If you were a computer in control of a vehicle’s engine control system, would you want some clown adding or subtracting fuel pressure to the injectors? I wouldn’t. It stands to reason that if you opened the injector for three milliseconds at a fuel pressure of 45 psi versus 25 psi delivery rates would be drastically effected and so would air-fuel ratios. But wait, isn’t that what the regulator does? Don’t we check regulator operation by removing the vacuum hose and watching the pressure increase? When the engine is under a heavy load, meaning vacuum is low, isn’t fuel pressure increased thus changing the delivery rates? Nope! Time to change the name.

 

The regulator is in charge of maintaining a constant differential pressure drop across the injector so that the computer can count on the fact that three milliseconds provides the same amount of fuel regardless of the engine load. You see, most forget the vacuum inside the intake is the other half of the picture. You have pressure in the injector inlet and vacuum at the outlet. These forces must work in tandem to maintain this balance that the computer counts on. High vacuum means we need less pressure and visa versa. It’s simple once you think about it. So let’s fix a lot of cars with this new thinking.

 

When a tech hangs a gauge on a fuel-injected car and starts his analysis, does he/she know what they should be reading? Most don’t’, and that’s a fundamental flaw. It goes up and down with engine load, great! But is the regulator maintaining the correct constant differential drop? For example I want to use the Ford 39 psi system, which is used on most the their port fuel vehicles except a few, e.x. 2.3 HSC, 4.9, 3.0/3.2 SHO. The rest of the engine families use the most overlooked regulated pressure in history IMHO.

 

This 39 psi system, or should I write 39 psi above atmospheric pressure system, has a common flaw of regulator failures. Let’s look at two examples I did recently.

 

 

 

 

 

The first picture is taken at idle on a ’92 Explorer 4.0L and 109 rounds on the odo.

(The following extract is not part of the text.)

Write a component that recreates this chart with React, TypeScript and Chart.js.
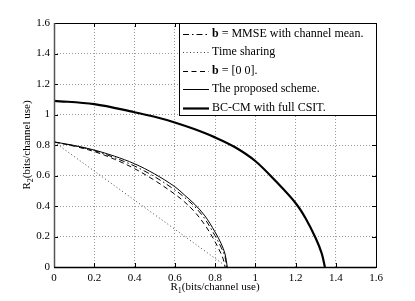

The complaint is a MIL only. Stored code is a 173 - system rich. The only thing I’ve done is hook-up the NGS and the pressure gauge.

 

 

 

 

 

 

Thirty seconds later, while I’m just grabbing the digital camera, boom!

 

You knew that was coming, right?

 

 

 


Next case is a ’94 E250 with 160 rounds and a 5.8L idling in the bay

 

 

Idle Fuel Pressure

 

No MIL or driveability complaint. It’s my sister’s van and we were doing brakes and a tie rod. Since she uses it as a taxi for her kids and is rarely ever parked I decided to check things over.

 

Yep, it’s broke too! You do know what they should read, right?